Nai Hui-fang

Personal information
- Born: 26 February 1969 (age 57)

Sport
- Sport: Track and field

Medal record
Representing Chinese Taipei
Asian Championships
| Gold medal – first place | 1989 New Delhi | Long jump |
| Bronze medal – third place | 1989 New Delhi | Triple jump |
| Bronze medal – third place | 1991 Kuala Lumpur | Long jump |
| Bronze medal – third place | 1993 Manila | Long jump |

= Nai Hui-fang =

Taiwanese long jumper and triple jumper

Nai Hui-fang (乃慧芳 (Nǎi Huì-fāng); born 26 February 1969) is a Taiwanese former long jumper and triple jumper.

== Career ==
In age-specific competitions, Nai Hui-fang notably won the silver medal in long jump at the 1986 Asian Junior Championships and gold medals in both long and triple jump at the 1988 Asian Junior Championships. He competed in the high jump at the 1986 World Junior Championships without reaching the final, followed by three events at the 1988 World Junior Championships: He won the bronze medal in the long jump, finished fourth in the triple jump and competed in the 4 × 100 metres relay without reaching the final.

He competed in the same three events at the 1988 Olympic Games without reaching the final in neither. 1989 saw Nai Hui-fang compete in the 1989 World Indoor Championships without reaching the final, before taking his first Asian title. At the 1989 Asian Championships, he won the long jump event and took the triple jump bronze. Lastly, he finished eighth in the long jump at the 1989 Summer Universiade as well as eighth in the 4 × 100 metres relay.
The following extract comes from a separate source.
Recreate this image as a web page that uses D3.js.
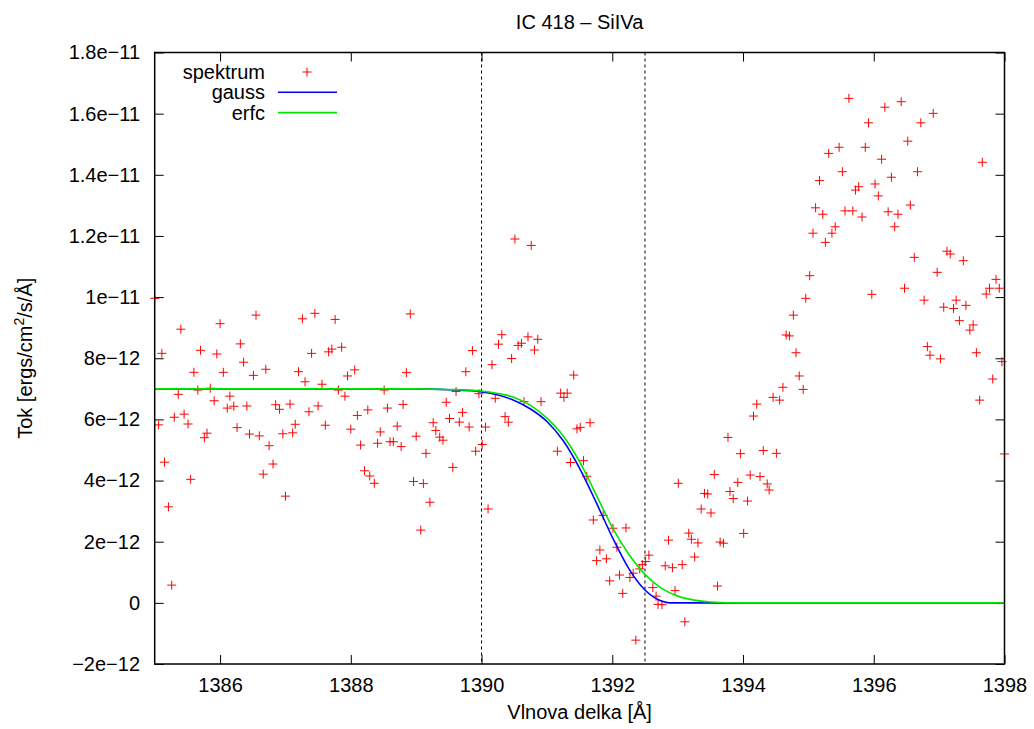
<!DOCTYPE html>
<html>
<head>
<meta charset="utf-8">
<script src="https://cdn.jsdelivr.net/npm/d3@7"></script>
<style>
  body { margin: 0; background: #fff; }
  svg { display: block; font-family: "Liberation Sans", Arial, sans-serif; }
</style>
</head>
<body>
<div id="chart"></div>
<script>
// spectrum points: wavelength [A] and flux [1e-12 ergs/cm2/s/A]
const waveX = [
  1385.00, 1385.06, 1385.11, 1385.15, 1385.21, 1385.26, 1385.30, 1385.36, 1385.40, 1385.45,
  1385.51, 1385.55, 1385.60, 1385.66, 1385.70, 1385.76, 1385.80, 1385.85, 1385.91, 1385.95,
  1386.00, 1386.05, 1386.11, 1386.15, 1386.21, 1386.26, 1386.31, 1386.36, 1386.41, 1386.45,
  1386.51, 1386.55, 1386.60, 1386.66, 1386.70, 1386.75, 1386.81, 1386.85, 1386.91, 1386.96,
  1387.00, 1387.07, 1387.11, 1387.15, 1387.20, 1387.26, 1387.30, 1387.36, 1387.40, 1387.45,
  1387.50, 1387.56, 1387.61, 1387.66, 1387.71, 1387.76, 1387.81, 1387.86, 1387.91, 1387.95,
  1388.00, 1388.06, 1388.10, 1388.15, 1388.21, 1388.26, 1388.29, 1388.36, 1388.41, 1388.45,
  1388.51, 1388.56, 1388.60, 1388.65, 1388.71, 1388.77, 1388.80, 1388.85, 1388.91, 1388.96,
  1389.00, 1389.07, 1389.11, 1389.15, 1389.21, 1389.26, 1389.30, 1389.36, 1389.41, 1389.46,
  1389.51, 1389.56, 1389.61, 1389.66, 1389.71, 1389.76, 1389.81, 1389.86, 1389.91, 1389.96,
  1390.01, 1390.06, 1390.10, 1390.16, 1390.21, 1390.26, 1390.31, 1390.36, 1390.41, 1390.46,
  1390.51, 1390.56, 1390.61, 1390.65, 1390.71, 1390.76, 1390.81, 1390.86, 1390.91, 1391.16,
  1391.21, 1391.26, 1391.31, 1391.36, 1391.41, 1391.46, 1391.51, 1391.56, 1391.61, 1391.66,
  1391.71, 1391.76, 1391.81, 1391.86, 1391.91, 1391.96, 1392.01, 1392.07, 1392.11, 1392.16,
  1392.21, 1392.27, 1392.32, 1392.36, 1392.42, 1392.46, 1392.51, 1392.56, 1392.62, 1392.67,
  1392.70, 1392.76, 1392.81, 1392.86, 1392.92, 1392.96, 1393.01, 1393.07, 1393.11, 1393.17,
  1393.21, 1393.26, 1393.31, 1393.36, 1393.41, 1393.46, 1393.51, 1393.56, 1393.61, 1393.65,
  1393.70, 1393.77, 1393.80, 1393.85, 1393.92, 1393.96, 1394.01, 1394.07, 1394.11, 1394.16,
  1394.21, 1394.26, 1394.31, 1394.37, 1394.40, 1394.46, 1394.51, 1394.56, 1394.61, 1394.66,
  1394.71, 1394.77, 1394.81, 1394.86, 1394.92, 1394.96, 1395.02, 1395.07, 1395.11, 1395.17,
  1395.22, 1395.26, 1395.31, 1395.36, 1395.41, 1395.47, 1395.52, 1395.56, 1395.62, 1395.68,
  1395.72, 1395.77, 1395.82, 1395.87, 1395.92, 1395.97, 1396.02, 1396.07, 1396.12, 1396.17,
  1396.22, 1396.27, 1396.32, 1396.37, 1396.42, 1396.47, 1396.52, 1396.56, 1396.62, 1396.67,
  1396.72, 1396.77, 1396.82, 1396.86, 1396.91, 1396.97, 1397.02, 1397.07, 1397.12, 1397.17,
  1397.22, 1397.26, 1397.31, 1397.37, 1397.41, 1397.47, 1397.52, 1397.57, 1397.62, 1397.66,
  1397.72, 1397.77, 1397.82, 1397.87, 1397.92, 1397.96, 1398.00
];
const fluxY = [
  9.96, 5.82, 8.16, 4.60, 3.14, 0.58, 6.07, 6.82, 8.95, 6.17,
  5.85, 4.04, 7.54, 6.96, 8.26, 5.40, 5.55, 7.02, 6.61, 8.14,
  9.13, 7.54, 6.37, 6.76, 6.43, 5.73, 8.47, 7.87, 6.44, 5.52,
  7.44, 9.41, 5.46, 4.21, 7.64, 5.14, 4.54, 6.48, 6.33, 5.53,
  3.49, 6.50, 5.56, 5.84, 7.56, 9.29, 7.23, 6.25, 8.16, 9.47,
  6.44, 7.15, 5.81, 8.21, 8.30, 9.27, 6.96, 8.36, 6.76, 7.42,
  5.68, 7.62, 6.13, 5.16, 4.32, 6.31, 4.15, 3.91, 5.22, 5.59,
  6.96, 6.37, 5.27, 5.27, 5.78, 5.11, 6.49, 7.53, 9.45, 3.97,
  5.45, 2.38, 3.90, 4.89, 3.29, 5.89, 5.64, 5.42, 5.32, 6.56,
  6.03, 4.43, 6.91, 5.91, 6.23, 7.56, 5.75, 8.25, 4.96, 6.84,
  5.18, 5.75, 3.07, 7.79, 6.69, 8.46, 8.77, 6.09, 5.91, 7.99,
  11.90, 8.42, 8.49, 6.58, 8.70, 11.69, 8.27, 8.62, 6.58, 4.96,
  6.86, 6.72, 6.86, 4.59, 7.45, 5.69, 5.74, 4.65, 4.14, 5.89,
  2.71, 1.38, 1.73, 2.86, 1.44, 0.72, 2.44, 1.82, 0.91, 0.31,
  2.45, 0.83, 0.97, -1.22, 1.11, 1.25, 1.35, 1.56, 0.50, 0.22,
  -0.05, -0.06, 1.21, 2.05, 1.15, 0.40, 3.91, 1.25, -0.62, 2.28,
  2.08, 1.50, 1.96, 3.07, 3.58, 3.56, 2.94, 4.20, 0.55, 1.99,
  1.95, 5.41, 3.64, 3.41, 3.94, 4.88, 2.27, 3.33, 4.18, 6.11,
  6.50, 4.13, 4.98, 3.89, 3.69, 6.72, 4.89, 6.63, 7.05, 8.76,
  8.73, 9.41, 8.18, 7.42, 6.98, 9.96, 10.70, 12.09, 12.92, 13.81,
  12.71, 11.79, 14.70, 12.09, 12.30, 14.90, 14.10, 12.82, 16.50, 12.82,
  13.50, 13.61, 12.62, 14.90, 15.70, 10.09, 13.70, 13.31, 14.51, 16.21,
  12.79, 13.92, 12.30, 12.71, 16.39, 10.29, 15.10, 13.01, 11.30, 14.10,
  15.70, 9.90, 8.38, 8.10, 16.01, 10.81, 7.98, 9.67, 11.50, 11.41,
  9.63, 9.90, 9.23, 11.19, 9.73, 8.92, 9.09, 8.18, 6.63, 14.41,
  10.10, 10.29, 7.32, 10.58, 10.29, 7.89, 4.87
];

// fitted curves (flux in 1e-12)
const gaussX = [1385, 1389.0, 1389.5, 1390.0, 1390.25, 1390.5, 1390.75, 1391.0, 1391.25, 1391.5, 1391.75, 1392.0, 1392.25, 1392.5, 1392.75, 1392.88, 1398];
const gaussY = [7.0, 7.0, 6.97, 6.90, 6.80, 6.62, 6.34, 5.93, 5.30, 4.40, 3.30, 2.15, 1.13, 0.42, 0.06, 0.0, 0.0];
const erfcX = [1385, 1389.0, 1389.5, 1390.0, 1390.25, 1390.5, 1390.75, 1391.0, 1391.25, 1391.5, 1391.75, 1392.0, 1392.25, 1392.5, 1392.75, 1393.0, 1393.25, 1393.5, 1394.0, 1398];
const erfcY = [7.0, 7.0, 6.98, 6.93, 6.85, 6.72, 6.46, 6.04, 5.46, 4.62, 3.55, 2.47, 1.60, 0.93, 0.48, 0.22, 0.09, 0.03, 0.0, 0.0];

// vertical marker lines
const markLines = [1390, 1392.5];

// axes
const xTicks = [1386, 1388, 1390, 1392, 1394, 1396, 1398];
const yTicks = [-2e-12, 0, 2e-12, 4e-12, 6e-12, 8e-12, 1e-11, 1.2e-11, 1.4e-11, 1.6e-11, 1.8e-11];
const yTickLabels = ["\u22122e\u221212", "0", "2e\u221212", "4e\u221212", "6e\u221212", "8e\u221212",
  "1e\u221211", "1.2e\u221211", "1.4e\u221211", "1.6e\u221211", "1.8e\u221211"];

const W = 1034, H = 729;
const L = 154.7, R = 1004.5, T = 52.5, B = 664;
const FONT = 20;

const x = d3.scaleLinear().domain([1385, 1398]).range([L, R]);
const y = d3.scaleLinear().domain([-2e-12, 1.8e-11]).range([B, T]);

const svg = d3.select("#chart").append("svg")
    .attr("width", W)
    .attr("height", H);

svg.append("rect").attr("width", W).attr("height", H).attr("fill", "#fff");

// axes with inward ticks, mirrored on all sides
function styleAxis(g) {
    g.select(".domain").remove();
    g.selectAll("line").attr("stroke", "#000").attr("stroke-width", 1);
    g.selectAll("text").attr("font-size", FONT).attr("fill", "#000");
    g.attr("font-family", null).attr("font-size", null);
}

svg.append("g")
    .attr("transform", `translate(0,${B})`)
    .call(d3.axisBottom(x).tickValues(xTicks).tickFormat(d3.format("d")).tickSizeInner(-9).tickSizeOuter(0).tickPadding(14))
    .call(styleAxis);

svg.append("g")
    .attr("transform", `translate(0,${T})`)
    .call(d3.axisTop(x).tickValues(xTicks).tickFormat("").tickSizeInner(-9).tickSizeOuter(0))
    .call(styleAxis);

svg.append("g")
    .attr("transform", `translate(${L},0)`)
    .call(d3.axisLeft(y).tickValues(yTicks).tickFormat((d, i) => yTickLabels[i]).tickSizeInner(-9).tickSizeOuter(0).tickPadding(14.7))
    .call(styleAxis);

svg.append("g")
    .attr("transform", `translate(${R},0)`)
    .call(d3.axisRight(y).tickValues(yTicks).tickFormat("").tickSizeInner(-9).tickSizeOuter(0))
    .call(styleAxis);

// dashed vertical lines
svg.append("g").selectAll("line")
    .data(markLines)
    .enter().append("line")
    .attr("x1", d => x(d)).attr("x2", d => x(d))
    .attr("y1", T).attr("y2", B)
    .attr("stroke", "#000")
    .attr("stroke-width", 1)
    .attr("stroke-dasharray", "3,3");

// spectrum points as "+"
const plus = "M-4.5,0H4.5M0,-4.5V4.5";
const spectrum = waveX.map((w, i) => ({ w, f: fluxY[i] * 1e-12 }));
svg.append("g").selectAll("path")
    .data(spectrum)
    .enter().append("path")
    .attr("d", plus)
    .attr("transform", d => `translate(${x(d.w)},${y(d.f)})`)
    .attr("stroke", "#ff0000")
    .attr("stroke-width", 1)
    .attr("fill", "none");

// fitted curves
const line = d3.line()
    .x(d => x(d[0]))
    .y(d => y(d[1] * 1e-12))
    .curve(d3.curveMonotoneX);

svg.append("path")
    .datum(gaussX.map((v, i) => [v, gaussY[i]]))
    .attr("d", line)
    .attr("fill", "none")
    .attr("stroke", "#0000ff")
    .attr("stroke-width", 1.6);

svg.append("path")
    .datum(erfcX.map((v, i) => [v, erfcY[i]]))
    .attr("d", line)
    .attr("fill", "none")
    .attr("stroke", "#00e600")
    .attr("stroke-width", 1.6);

// border
svg.append("rect")
    .attr("x", L).attr("y", T)
    .attr("width", R - L).attr("height", B - T)
    .attr("fill", "none")
    .attr("stroke", "#000")
    .attr("stroke-width", 1.5);

// legend
const legendItems = [
    { label: "spektrum", type: "point", color: "#ff0000", y: 72 },
    { label: "gauss", type: "line", color: "#0000ff", y: 92.3 },
    { label: "erfc", type: "line", color: "#00e600", y: 112.6 }
];
const legend = svg.append("g");
legendItems.forEach(it => {
    legend.append("text")
        .attr("x", 265).attr("y", it.y + 7)
        .attr("text-anchor", "end")
        .attr("font-size", FONT)
        .text(it.label);
    if (it.type === "point") {
        legend.append("path")
            .attr("d", plus)
            .attr("transform", `translate(307,${it.y})`)
            .attr("stroke", it.color).attr("stroke-width", 1).attr("fill", "none");
    } else {
        legend.append("line")
            .attr("x1", 278).attr("x2", 337)
            .attr("y1", it.y).attr("y2", it.y)
            .attr("stroke", it.color).attr("stroke-width", 1.6);
    }
});

// title and axis labels
svg.append("text")
    .attr("x", (L + R) / 2).attr("y", 29)
    .attr("text-anchor", "middle")
    .attr("font-size", FONT)
    .text("IC 418 \u2013 SiIVa");

svg.append("text")
    .attr("x", (L + R) / 2).attr("y", 719)
    .attr("text-anchor", "middle")
    .attr("font-size", FONT)
    .text("Vlnova delka [\u00c5]");

const ylab = svg.append("text")
    .attr("transform", `translate(32,${(T + B) / 2}) rotate(-90)`)
    .attr("text-anchor", "middle")
    .attr("font-size", FONT);
ylab.append("tspan").text("Tok [ergs/cm");
ylab.append("tspan").attr("font-size", 14).attr("dy", -8).text("2");
ylab.append("tspan").attr("dy", 8).text("/s/\u00c5]");
</script>
</body>
</html>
He followed up with consecutive long jump bronzes at the 1991 and 1993 Asian Championships, an eighth place at the 1993 World Indoor Championships and a gold medal at the 1993 East Asian Games in Shanghai, jumping 8.34 metres. He also competed at the 1993 World Championships without reaching the final, finished sixth at both the 1994 Goodwill Games, 1994 Asian Games and the 1997 East Asian Games and competed at the 1996 Olympic Games, the 1997 World Indoor Championships and the 1997 World Championships without reaching the final.

Nai holds the Taiwanese long jump (8.34m) and triple jump (16.65m) records.